A Guide to the Salesforce Integration Architect Exam

My personal reflections and a technical breakdown of the key patterns I mastered to pass the Salesforce Integration Architect exam.


The Salesforce Integration Architect certification is often considered one of the most challenging in the architect pyramid. Unlike other exams that focus on internal platform features, this one tests your ability to make Salesforce play nicely with the rest of the enterprise ecosystem.

Preparing for this exam requires shifting your mindset from "how do I build this in Apex?" to "where should this logic live?" Here is a breakdown of the core domains you need to master to pass.

Bring External Data to the UI

One of the most common architectural challenges is displaying real-time data from an external system within the Salesforce UI without degrading performance.

  • Handling Latency: When an external API takes more than a few seconds to respond, standard synchronous callouts will hit the 10-second limit or block the UI thread. In these scenarios, the Continuation class is your best friend. It allows you to make an asynchronous callout from an LWC or Aura component, freeing up worker threads while waiting for the response.
  • Real-time Updates: For scenarios where data is being processed externally and needs to be pushed back to the user, understand how to use the empAPI to subscribe to Platform Events directly in the browser.

Event-Driven Strategy and Decoupling

Modern integration is moving away from fragile Point-to-Point connections. The exam heavily tests your ability to decouple systems using event-driven patterns.

  • Platform Events vs. Outbound Messaging: Understand the trade-offs in scalability. While Outbound Messaging is declarative, Platform Events offer a more flexible Pub/Sub model but come with specific publishing and delivery limits. For instance, there is a cap of 2,000 concurrent subscribers for Platform Events that must be considered.
  • Synchronization with CDC: When you need to sync every record change—such as course registrations in a Community portal—to an external Learning Management System (LMS), Change Data Capture (CDC) is the most robust mechanism to ensure updates are reflected in near real-time.

High Volume Data and Virtualization

As an architect, you must decide when to replicate data into Salesforce and when to leave it where it is.

  • Data Virtualization: If you need to view 10 million transactions or 20 million historical records, do not replicate them into custom objects. Instead, use Salesforce Connect and OData endpoints to display that information as external objects on demand.
  • The ETL Staging Rule: When you must move large volumes (e.g., 2 million records daily) from systems behind a corporate firewall, a direct REST API call is rarely sufficient. A solid architect uses a third-party ETL tool to stage records off-platform before pushing them to Salesforce via the Bulk API.

Secure the connections

Security is important part of the exam. You need to know how to secure both inbound and outbound traffic.
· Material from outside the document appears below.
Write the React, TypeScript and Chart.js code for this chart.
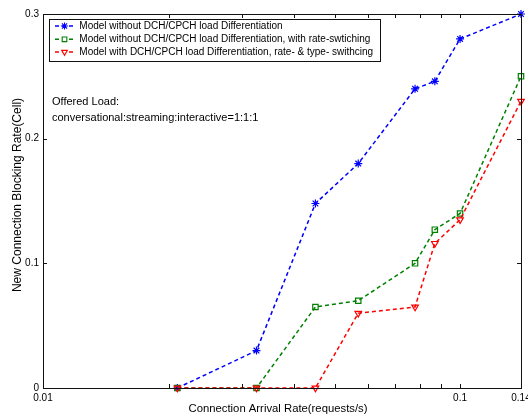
import React, { useEffect, useRef } from 'react';
import { Chart, registerables } from 'chart.js';
import { drawPoint } from 'chart.js/helpers';

Chart.register(...registerables);

// ---- data ----
const arrivalRates = [0.021, 0.0325, 0.045, 0.057, 0.078, 0.087, 0.1, 0.14];
const blockingNoDiff = [0, 0.03, 0.148, 0.18, 0.24, 0.246, 0.28, 0.3];
const blockingRateSwitch = [0, 0, 0.065, 0.07, 0.1, 0.127, 0.14, 0.25];
const blockingDiffSwitch = [0, 0, 0, 0.06, 0.065, 0.116, 0.135, 0.23];

const seriesLabels = [
  'Model without DCH/CPCH load Differentiation',
  'Model without DCH/CPCH load Differentiation, with rate-swtiching',
  'Model with DCH/CPCH load Differentiation, rate- & type- swithcing',
];
const seriesColors = ['#0000ff', '#008000', '#ff0000'];
const seriesMarkers = ['star', 'rect', 'triangle'];
const seriesMarkerRotation = [0, 0, 180];

const xTickValues = [0.01, 0.1, 0.14];
const xTickLabels = ['0.01', '0.1', '0.14'];
const xMinorTicks = [0.02, 0.03, 0.04, 0.05, 0.06, 0.07, 0.08, 0.09, 0.1];
const yTickValues = [0, 0.1, 0.2, 0.3];
const yTickLabels = ['0', '0.1', '0.2', '0.3'];

const xTitle = 'Connection Arrival Rate(requests/s)';
const yTitle = 'New Connection Blocking Rate(Cell)';
const noteLines = ['Offered Load:', 'conversational:streaming:interactive=1:1:1'];

const FONT = '"Liberation Sans", Arial, Helvetica, sans-serif';

const matlabPlugin = {
  id: 'matlabDecor',
  afterDraw(chart: any) {
    const ctx = chart.ctx as CanvasRenderingContext2D;
    const { left, right, top, bottom } = chart.chartArea;
    const xs = chart.scales.x;
    const ys = chart.scales.y;
    ctx.save();
    // box
    ctx.strokeStyle = '#111';
    ctx.lineWidth = 1;
    ctx.setLineDash([]);
    ctx.strokeRect(Math.round(left) + 0.5, Math.round(top) + 0.5, Math.round(right - left), Math.round(bottom - top));
    // ticks
    const tl = 4;
    ctx.beginPath();
    xMinorTicks.forEach((v) => {
      const px = Math.round(xs.getPixelForValue(v)) + 0.5;
      ctx.moveTo(px, bottom);
      ctx.lineTo(px, bottom - tl);
      ctx.moveTo(px, top);
      ctx.lineTo(px, top + tl);
    });
    yTickValues.forEach((v) => {
      const py = Math.round(ys.getPixelForValue(v)) + 0.5;
      ctx.moveTo(left, py);
      ctx.lineTo(left + tl, py);
      ctx.moveTo(right, py);
      ctx.lineTo(right - tl, py);
    });
    ctx.stroke();

    // axis titles
    ctx.fillStyle = '#000';
    ctx.textAlign = 'center';
    ctx.textBaseline = 'middle';
    ctx.font = `11.3px ${FONT}`;
    ctx.fillText(xTitle, 278, 409);
    ctx.save();
    ctx.translate(18, 195);
    ctx.rotate(-Math.PI / 2);
    ctx.font = `12px ${FONT}`;
    ctx.fillText(yTitle, 0, 0);
    ctx.restore();

    // annotation
    ctx.textAlign = 'left';
    ctx.font = `11px ${FONT}`;
    ctx.fillText(noteLines[0], 52, 101.5);
    ctx.fillText(noteLines[1], 52, 117.5);

    // legend
    const lx = 49.5, ly = 19.5, lw = 331, lh = 42;
    ctx.fillStyle = '#fff';
    ctx.fillRect(lx, ly, lw, lh);
    ctx.strokeStyle = '#111';
    ctx.lineWidth = 1;
    ctx.strokeRect(lx, ly, lw, lh);
    const rows = [26, 39.3, 52];
    chart.data.datasets.forEach((ds: any, i: number) => {
      const y = rows[i];
      ctx.strokeStyle = seriesColors[i];
      ctx.lineWidth = 1.4;
      ctx.setLineDash([4, 3]);
      ctx.beginPath();
      ctx.moveTo(55, y);
      ctx.lineTo(74, y);
      ctx.stroke();
      ctx.setLineDash([]);
      ctx.fillStyle = '#fff';
      ctx.lineWidth = 1.1;
      drawPoint(ctx, { pointStyle: seriesMarkers[i], rotation: seriesMarkerRotation[i], radius: i === 0 ? 3.6 : 3.3, borderWidth: 1.1 } as any, 64.5, y);
      ctx.fillStyle = '#000';
      ctx.font = `10px ${FONT}`;
      ctx.textAlign = 'left';
      ctx.textBaseline = 'middle';
      ctx.fillText(ds.label, 79.3, y);
    });
    ctx.restore();
  },
};

export default function App() {
  const ref = useRef<HTMLCanvasElement | null>(null);
  useEffect(() => {
    if (!ref.current) return;
    const series = [blockingNoDiff, blockingRateSwitch, blockingDiffSwitch];
    const chart = new Chart(ref.current, {
      type: 'line',
      data: {
        datasets: series.map((vals, i) => ({
          label: seriesLabels[i],
          data: arrivalRates.map((x, j) => ({ x, y: vals[j] })),
          borderColor: seriesColors[i],
          borderWidth: 1.5,
          borderDash: [4, 3],
          tension: 0,
          fill: false,
          pointStyle: seriesMarkers[i] as any,
          rotation: seriesMarkerRotation[i],
          pointRadius: i === 0 ? 4 : 3.8,
          pointBorderWidth: 1.2,
          pointBorderColor: seriesColors[i],
          pointBackgroundColor: 'rgba(0,0,0,0)',
          clip: false as any,
          order: 2 - i,
        })),
      },
      options: {
        animation: false,
        responsive: false,
        devicePixelRatio: 1,
        layout: { padding: { left: 0, right: 7, top: 14, bottom: 0 } },
        plugins: { legend: { display: false }, tooltip: { enabled: false }, title: { display: false } },
        scales: {
          x: {
            type: 'logarithmic',
            min: 0.01,
            max: 0.14,
            grid: { display: false, drawTicks: false },
            border: { display: false },
            afterBuildTicks: (s: any) => {
              s.ticks = xTickValues.map((v) => ({ value: v }));
            },
            afterFit: (s: any) => {
              s.height = 29;
              s.paddingLeft = 0;
              s.paddingRight = 0;
            },
            ticks: {
              autoSkip: false,
              maxRotation: 0,
              minRotation: 0,
              padding: 4,
              color: '#000',
              font: { family: FONT, size: 10 },
              callback: (v: any) => {
                const idx = xTickValues.findIndex((t) => Math.abs(t - Number(v)) < 1e-9);
                return idx >= 0 ? xTickLabels[idx] : '';
              },
            },
          },
          y: {
            type: 'linear',
            min: 0,
            max: 0.3,
            grid: { display: false, drawTicks: false },
            border: { display: false },
            afterBuildTicks: (s: any) => {
              s.ticks = yTickValues.map((v) => ({ value: v }));
            },
            afterFit: (s: any) => {
              s.width = 43;
              s.paddingTop = 0;
              s.paddingBottom = 0;
            },
            ticks: {
              padding: 4,
              color: '#000',
              font: { family: FONT, size: 10 },
              callback: (v: any) => {
                const idx = yTickValues.findIndex((t) => Math.abs(t - Number(v)) < 1e-9);
                return idx >= 0 ? yTickLabels[idx] : '';
              },
            },
          },
        },
      },
      plugins: [matlabPlugin],
    });
    return () => chart.destroy();
  }, []);
  return (
    <div style={{ position: 'fixed', left: 0, top: 0, width: 528, height: 417, background: '#fff' }}>
      <canvas ref={ref} width={528} height={417} style={{ display: 'block', width: 528, height: 417 }} />
    </div>
  );
}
  • Outbound Security: Always prefer Named Credentials for managing callout authentication. They handle the heavy lifting of OAuth and certificate management, reducing the need for hardcoded secrets in Apex.
  • Mutual Authentication: For high-security environments, understand Two-way SSL (Mutual TLS), which requires both the client and server to present certificates to verify their identity.
  • Identity Management: Master the difference between SAML (for Single Sign-On) and OpenID Connect (for authentication/authorization providers).

The Role of Middleware

It will be hard to pass this exam without understanding where an Enterprise Service Bus (ESB) or ETL tool fits.

  • API-Led Connectivity: Familiarize yourself with the three-tier API architecture (Experience, Process, and System layers). This approach ensures that security and data formats are managed at the right level—typically the "Experience" or "System" tier depending on the consumer.
  • Orchestration: If you need to aggregate data from 34 different shipping services, use middleware to abstract the complexity. Salesforce should call one middleware endpoint, and the middleware should handle the routing to the specific services.